_Given request_.
Repeat each line of the material below exactly as it appears, minus any pictures.

** Begin Information supplied **

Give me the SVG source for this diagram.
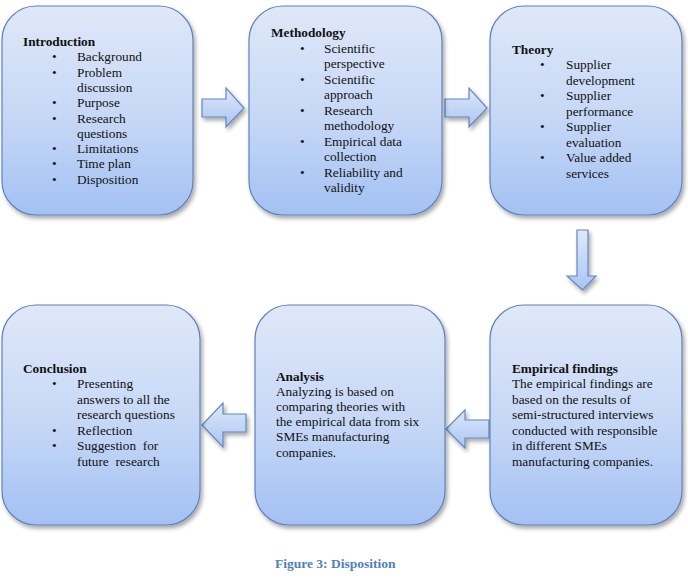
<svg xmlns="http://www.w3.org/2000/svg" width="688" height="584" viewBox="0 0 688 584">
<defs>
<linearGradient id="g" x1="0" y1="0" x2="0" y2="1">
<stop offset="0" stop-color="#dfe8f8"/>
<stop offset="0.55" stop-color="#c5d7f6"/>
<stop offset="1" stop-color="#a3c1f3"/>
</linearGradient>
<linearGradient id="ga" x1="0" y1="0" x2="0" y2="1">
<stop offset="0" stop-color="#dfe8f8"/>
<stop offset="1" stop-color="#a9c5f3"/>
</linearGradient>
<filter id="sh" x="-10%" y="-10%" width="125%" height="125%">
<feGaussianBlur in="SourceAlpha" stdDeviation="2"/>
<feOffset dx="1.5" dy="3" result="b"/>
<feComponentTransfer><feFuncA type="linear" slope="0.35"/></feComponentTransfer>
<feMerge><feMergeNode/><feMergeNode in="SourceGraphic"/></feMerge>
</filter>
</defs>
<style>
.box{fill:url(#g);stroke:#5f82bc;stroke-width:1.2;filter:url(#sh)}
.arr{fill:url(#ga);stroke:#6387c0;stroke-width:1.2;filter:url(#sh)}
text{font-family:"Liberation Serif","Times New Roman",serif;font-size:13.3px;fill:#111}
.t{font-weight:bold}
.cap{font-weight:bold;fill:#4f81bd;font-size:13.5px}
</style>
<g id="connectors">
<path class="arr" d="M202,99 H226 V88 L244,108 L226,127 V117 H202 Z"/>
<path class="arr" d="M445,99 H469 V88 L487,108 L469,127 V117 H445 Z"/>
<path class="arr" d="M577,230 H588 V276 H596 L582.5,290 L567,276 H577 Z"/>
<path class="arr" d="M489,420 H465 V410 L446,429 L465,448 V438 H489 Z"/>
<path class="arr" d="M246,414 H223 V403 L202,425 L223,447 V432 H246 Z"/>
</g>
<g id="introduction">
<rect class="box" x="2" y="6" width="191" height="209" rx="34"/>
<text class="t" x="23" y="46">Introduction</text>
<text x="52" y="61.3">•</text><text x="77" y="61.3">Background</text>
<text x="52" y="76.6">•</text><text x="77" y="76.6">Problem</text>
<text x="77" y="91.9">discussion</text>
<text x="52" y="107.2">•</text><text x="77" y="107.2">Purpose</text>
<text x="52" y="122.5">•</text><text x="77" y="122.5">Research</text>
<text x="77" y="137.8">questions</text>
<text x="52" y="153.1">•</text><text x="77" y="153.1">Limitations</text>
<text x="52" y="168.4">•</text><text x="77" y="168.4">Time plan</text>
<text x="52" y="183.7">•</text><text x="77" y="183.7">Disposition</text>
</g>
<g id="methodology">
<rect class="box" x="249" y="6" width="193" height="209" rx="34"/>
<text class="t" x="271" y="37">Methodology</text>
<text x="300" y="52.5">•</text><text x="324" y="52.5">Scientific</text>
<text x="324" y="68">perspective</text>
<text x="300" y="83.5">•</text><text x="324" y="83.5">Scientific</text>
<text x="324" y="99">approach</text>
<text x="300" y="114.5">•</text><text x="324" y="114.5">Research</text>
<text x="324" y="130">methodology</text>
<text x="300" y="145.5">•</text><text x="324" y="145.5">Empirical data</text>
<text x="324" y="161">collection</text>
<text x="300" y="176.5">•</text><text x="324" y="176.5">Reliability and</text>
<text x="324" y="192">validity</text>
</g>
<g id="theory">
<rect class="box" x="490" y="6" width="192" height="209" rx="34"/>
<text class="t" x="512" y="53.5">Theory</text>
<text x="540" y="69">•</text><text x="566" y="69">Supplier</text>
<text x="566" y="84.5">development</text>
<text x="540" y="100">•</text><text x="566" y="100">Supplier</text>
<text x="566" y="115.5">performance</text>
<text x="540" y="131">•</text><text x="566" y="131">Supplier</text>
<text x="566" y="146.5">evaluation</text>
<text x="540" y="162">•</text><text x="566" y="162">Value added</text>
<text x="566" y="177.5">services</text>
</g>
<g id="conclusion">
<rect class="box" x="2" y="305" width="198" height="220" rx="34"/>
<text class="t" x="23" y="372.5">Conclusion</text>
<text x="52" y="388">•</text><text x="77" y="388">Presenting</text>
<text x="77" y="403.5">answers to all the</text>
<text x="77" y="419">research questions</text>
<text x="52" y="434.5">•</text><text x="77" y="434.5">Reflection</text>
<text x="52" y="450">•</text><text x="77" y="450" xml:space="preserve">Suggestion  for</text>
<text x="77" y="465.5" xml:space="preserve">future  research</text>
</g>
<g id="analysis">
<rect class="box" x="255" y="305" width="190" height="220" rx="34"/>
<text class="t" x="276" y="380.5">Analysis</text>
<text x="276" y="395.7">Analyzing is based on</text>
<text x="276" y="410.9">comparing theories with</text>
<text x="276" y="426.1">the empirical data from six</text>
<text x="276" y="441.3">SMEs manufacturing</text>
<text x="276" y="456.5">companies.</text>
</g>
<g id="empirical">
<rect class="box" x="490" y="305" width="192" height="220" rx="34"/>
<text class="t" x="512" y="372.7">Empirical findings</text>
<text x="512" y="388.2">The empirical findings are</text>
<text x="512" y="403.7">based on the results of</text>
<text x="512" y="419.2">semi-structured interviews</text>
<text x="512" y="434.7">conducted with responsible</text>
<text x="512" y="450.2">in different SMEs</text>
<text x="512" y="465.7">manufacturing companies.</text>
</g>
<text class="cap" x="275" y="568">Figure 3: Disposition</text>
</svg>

** End Information supplied **

_Solution to this exercise_.
Give me the SVG source for this diagram.
<svg xmlns="http://www.w3.org/2000/svg" width="688" height="584" viewBox="0 0 688 584">
<defs>
<linearGradient id="g" x1="0" y1="0" x2="0" y2="1">
<stop offset="0" stop-color="#dfe8f8"/>
<stop offset="0.55" stop-color="#c5d7f6"/>
<stop offset="1" stop-color="#a3c1f3"/>
</linearGradient>
<linearGradient id="ga" x1="0" y1="0" x2="0" y2="1">
<stop offset="0" stop-color="#dfe8f8"/>
<stop offset="1" stop-color="#a9c5f3"/>
</linearGradient>
<filter id="sh" x="-10%" y="-10%" width="125%" height="125%">
<feGaussianBlur in="SourceAlpha" stdDeviation="2"/>
<feOffset dx="1.5" dy="3" result="b"/>
<feComponentTransfer><feFuncA type="linear" slope="0.35"/></feComponentTransfer>
<feMerge><feMergeNode/><feMergeNode in="SourceGraphic"/></feMerge>
</filter>
</defs>
<style>
.box{fill:url(#g);stroke:#5f82bc;stroke-width:1.2;filter:url(#sh)}
.arr{fill:url(#ga);stroke:#6387c0;stroke-width:1.2;filter:url(#sh)}
text{font-family:"Liberation Serif","Times New Roman",serif;font-size:13.3px;fill:#111}
.t{font-weight:bold}
.cap{font-weight:bold;fill:#4f81bd;font-size:13.5px}
</style>
<g id="connectors">
<path class="arr" d="M202,99 H226 V88 L244,108 L226,127 V117 H202 Z"/>
<path class="arr" d="M445,99 H469 V88 L487,108 L469,127 V117 H445 Z"/>
<path class="arr" d="M577,230 H588 V276 H596 L582.5,290 L567,276 H577 Z"/>
<path class="arr" d="M489,420 H465 V410 L446,429 L465,448 V438 H489 Z"/>
<path class="arr" d="M246,414 H223 V403 L202,425 L223,447 V432 H246 Z"/>
</g>
<g id="introduction">
<rect class="box" x="2" y="6" width="191" height="209" rx="34"/>
<text class="t" x="23" y="46">Introduction</text>
<text x="52" y="61.3">•</text><text x="77" y="61.3">Background</text>
<text x="52" y="76.6">•</text><text x="77" y="76.6">Problem</text>
<text x="77" y="91.9">discussion</text>
<text x="52" y="107.2">•</text><text x="77" y="107.2">Purpose</text>
<text x="52" y="122.5">•</text><text x="77" y="122.5">Research</text>
<text x="77" y="137.8">questions</text>
<text x="52" y="153.1">•</text><text x="77" y="153.1">Limitations</text>
<text x="52" y="168.4">•</text><text x="77" y="168.4">Time plan</text>
<text x="52" y="183.7">•</text><text x="77" y="183.7">Disposition</text>
</g>
<g id="methodology">
<rect class="box" x="249" y="6" width="193" height="209" rx="34"/>
<text class="t" x="271" y="37">Methodology</text>
<text x="300" y="52.5">•</text><text x="324" y="52.5">Scientific</text>
<text x="324" y="68">perspective</text>
<text x="300" y="83.5">•</text><text x="324" y="83.5">Scientific</text>
<text x="324" y="99">approach</text>
<text x="300" y="114.5">•</text><text x="324" y="114.5">Research</text>
<text x="324" y="130">methodology</text>
<text x="300" y="145.5">•</text><text x="324" y="145.5">Empirical data</text>
<text x="324" y="161">collection</text>
<text x="300" y="176.5">•</text><text x="324" y="176.5">Reliability and</text>
<text x="324" y="192">validity</text>
</g>
<g id="theory">
<rect class="box" x="490" y="6" width="192" height="209" rx="34"/>
<text class="t" x="512" y="53.5">Theory</text>
<text x="540" y="69">•</text><text x="566" y="69">Supplier</text>
<text x="566" y="84.5">development</text>
<text x="540" y="100">•</text><text x="566" y="100">Supplier</text>
<text x="566" y="115.5">performance</text>
<text x="540" y="131">•</text><text x="566" y="131">Supplier</text>
<text x="566" y="146.5">evaluation</text>
<text x="540" y="162">•</text><text x="566" y="162">Value added</text>
<text x="566" y="177.5">services</text>
</g>
<g id="conclusion">
<rect class="box" x="2" y="305" width="198" height="220" rx="34"/>
<text class="t" x="23" y="372.5">Conclusion</text>
<text x="52" y="388">•</text><text x="77" y="388">Presenting</text>
<text x="77" y="403.5">answers to all the</text>
<text x="77" y="419">research questions</text>
<text x="52" y="434.5">•</text><text x="77" y="434.5">Reflection</text>
<text x="52" y="450">•</text><text x="77" y="450" xml:space="preserve">Suggestion  for</text>
<text x="77" y="465.5" xml:space="preserve">future  research</text>
</g>
<g id="analysis">
<rect class="box" x="255" y="305" width="190" height="220" rx="34"/>
<text class="t" x="276" y="380.5">Analysis</text>
<text x="276" y="395.7">Analyzing is based on</text>
<text x="276" y="410.9">comparing theories with</text>
<text x="276" y="426.1">the empirical data from six</text>
<text x="276" y="441.3">SMEs manufacturing</text>
<text x="276" y="456.5">companies.</text>
</g>
<g id="empirical">
<rect class="box" x="490" y="305" width="192" height="220" rx="34"/>
<text class="t" x="512" y="372.7">Empirical findings</text>
<text x="512" y="388.2">The empirical findings are</text>
<text x="512" y="403.7">based on the results of</text>
<text x="512" y="419.2">semi-structured interviews</text>
<text x="512" y="434.7">conducted with responsible</text>
<text x="512" y="450.2">in different SMEs</text>
<text x="512" y="465.7">manufacturing companies.</text>
</g>
<text class="cap" x="275" y="568">Figure 3: Disposition</text>
</svg>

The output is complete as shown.